The aim of the project is to investigate various forms of mobility and routes of interaction between the highland cultures of the northern Horn of Africa and the cultures of the middle Nile River, the north-eastern Sudanese Gash Delta, as well as parts of Egypt. The objective is to clarify to what extent the intra-African exchange of populations, ideas and objects contributed to the development of Ethiopian highland cultures, and at the same time to ascertain the influence that the highlands had on the Sudanese-Egyptian Nile valley and the Gash Delta. The chronological framework extends from the 2nd to the early 1st millennium BC. For this timespan transregional, intra-African contacts between the regions are attested in different categories of archaeological material as well as in Sudanese-Egyptian written sources. In addition, this period concurs with the beginning of the formation of complex societies in the northern Horn of Africa. One focal point of the project is the reconstruction of settlement patterns and communication routes in the Ethiopian highlands as well as in adjoining areas, extending as far as the Red Sea (Eritrea). The question as to why settlements were founded at a particular location cannot be answered by means of archaeological methods alone, but will be researched integrating physical geography and landscape archaeology.

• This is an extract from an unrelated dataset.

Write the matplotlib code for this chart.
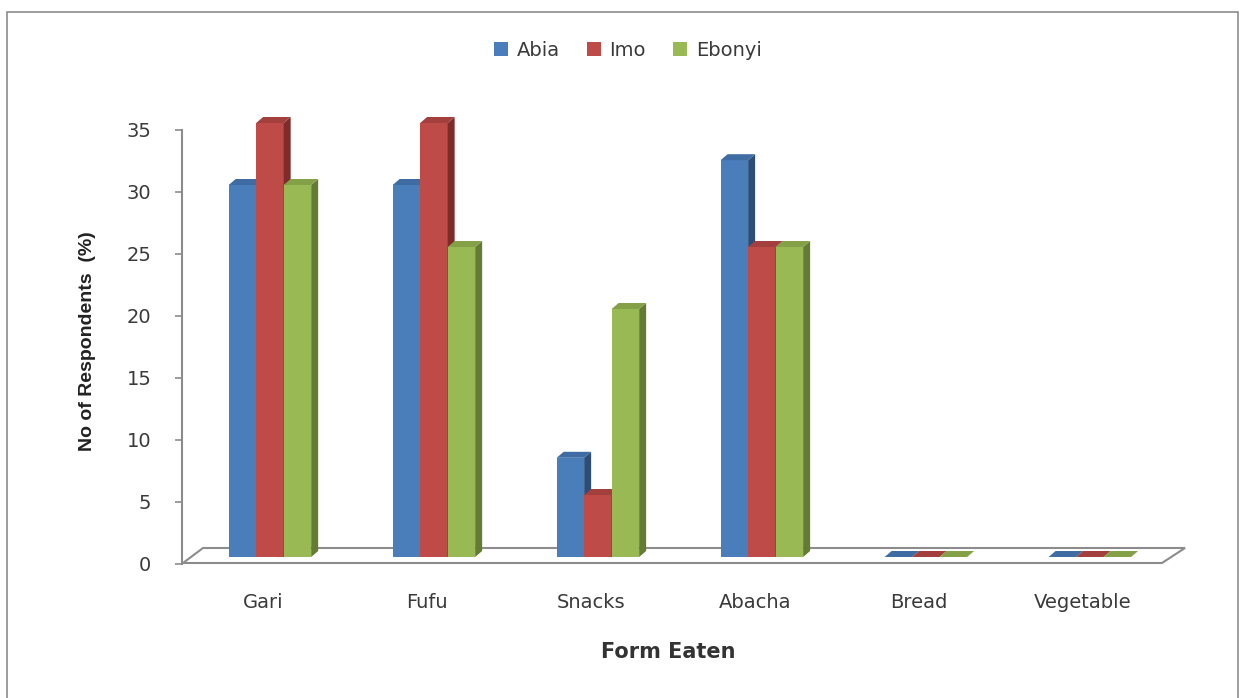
import matplotlib.pyplot as plt
from matplotlib.patches import Polygon, Rectangle, Patch
from matplotlib.transforms import ScaledTranslation

# forms in which the product is eaten, % of respondents per state
forms = ['Gari', 'Fufu', 'Snacks', 'Abacha', 'Bread', 'Vegetable']
states = ['Abia', 'Imo', 'Ebonyi']
abia = [30, 30, 8, 32, 0, 0]
imo = [35, 35, 5, 25, 0, 0]
ebonyi = [30, 25, 20, 25, 0, 0]
series = [abia, imo, ebonyi]

front_col = ['#4a7ebb', '#be4b48', '#98b954']
side_col = ['#2c4d75', '#7d2c2a', '#637b35']
top_col = ['#3f6ca3', '#a33f3c', '#84a147']
grey = '#8c8c8c'
text_col = '#3a3a3a'

W, H = 1241, 698
fig = plt.figure(figsize=(W / 100, H / 100), dpi=100)
fig.patch.set_facecolor('white')

# outer chart border
fig.add_artist(Rectangle((7 / W, -0.01), (1238 - 7) / W, 1.01 - 12 / H,
                         transform=fig.transFigure, fill=False,
                         ec=grey, lw=1.2))

# y axis drawn on its own axes, set a little lower (front plane of the 3d box)
ax2 = fig.add_axes([182 / W, (141 - 6.5) / H, 979 / W, 434 / H])
ax2.set_ylim(0, 35)
ax2.set_xlim(0, 1)
ax2.patch.set_visible(False)
for s in ['top', 'right', 'bottom']:
    ax2.spines[s].set_visible(False)
ax2.spines['left'].set_color(grey)
ax2.spines['left'].set_linewidth(1.5)
ax2.set_xticks([])
ax2.set_yticks(range(0, 36, 5))
ax2.tick_params(axis='y', direction='out', length=5, width=1.2, color=grey,
                labelsize=14, labelcolor=text_col, pad=17)

# main axes holding the columns
ax = fig.add_axes([183 / W, 141 / H, 979 / W, 434 / H])
x_lo, x_hi = -0.53, 5.44
ax.set_xlim(x_lo, x_hi)
ax.set_ylim(0, 35)
ax.patch.set_visible(False)
for s in ax.spines.values():
    s.set_visible(False)
ax.set_yticks([])

px_x = 979 / (x_hi - x_lo)
px_y = 434 / 35.0
dx = 7 / px_x
dy = 6 / px_y
w = 27.5 / px_x

# floor of the 3d box
floor = Polygon([(x_lo, -6 / px_y), (x_hi, -6 / px_y),
                 (x_hi + 23 / px_x, 9 / px_y), (x_lo + 20 / px_x, 9 / px_y)],
                closed=True, fc='white', ec=grey, lw=1.5, clip_on=False, zorder=1)
ax.add_patch(floor)

z = 2
for i in range(len(forms)):
    for j in range(len(states)):
        v = series[j][i]
        x0 = i + (j - 1.5) * w
        x1 = x0 + w
        ax.bar(x0, v, w, align='edge', color=front_col[j], lw=0, zorder=z)
        ax.add_patch(Polygon([(x1, 0), (x1 + dx, dy), (x1 + dx, v + dy), (x1, v)],
                             closed=True, fc=side_col[j], lw=0, zorder=z + 1,
                             clip_on=False))
        ax.add_patch(Polygon([(x0, v), (x1, v), (x1 + dx, v + dy), (x0 + dx, v + dy)],
                             closed=True, fc=top_col[j], lw=0, zorder=z + 2,
                             clip_on=False))
        z += 3

ax.set_xticks(range(len(forms)))
ax.set_xticklabels(forms)
ax.tick_params(axis='x', length=0, pad=26, labelsize=14, labelcolor=text_col)
shift = ScaledTranslation(-7 / 100, 0, fig.dpi_scale_trans)
for lbl in ax.get_xticklabels():
    lbl.set_transform(lbl.get_transform() + shift)

fig.text(668 / W, 1 - 652 / H, 'Form Eaten', ha='center', va='center',
         fontsize=15, fontweight='bold', color='#333333')
fig.text(88 / W, 1 - 341 / H, 'No of Respondents  (%)', rotation=90,
         ha='center', va='center', fontsize=14, fontweight='bold',
         family='Liberation Sans', color='#222222')

handles = [Patch(fc=c, lw=0) for c in front_col]
fig.legend(handles, states, loc='center', bbox_to_anchor=(628 / W, 1 - 50 / H),
           ncol=3, frameon=False, fontsize=14, handlelength=0.7,
           handleheight=0.7, handletextpad=0.45, columnspacing=1.4,
           labelcolor=text_col)

fig.savefig('out.png', dpi=100, facecolor='white')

Therefore, an evaluation of the different lines of inquiry will proceed from comparative archaeological, historical and geographical perspectives. Another focus will be on investigating the relation between the location of ancient sites and interaction routes, based on least-cost-path analyses, the occurrence of natural resources, the knowledge on palaeo-environmental conditions, and historical travelogues. Transregional and long-distance associations will be revealed through classical methods of studying archaeological material (predominantly ceramics and artefacts made of obsidian), as well as scientific metallurgical analyses and examination of palaeozoological material. The aim is to determine and trace migration movements and flow of commodities – still extant in modern times – from a diachronic perspective, and to examine the interrelationship between strongly contrasting regions as a phenomenon of intra-African cultural development.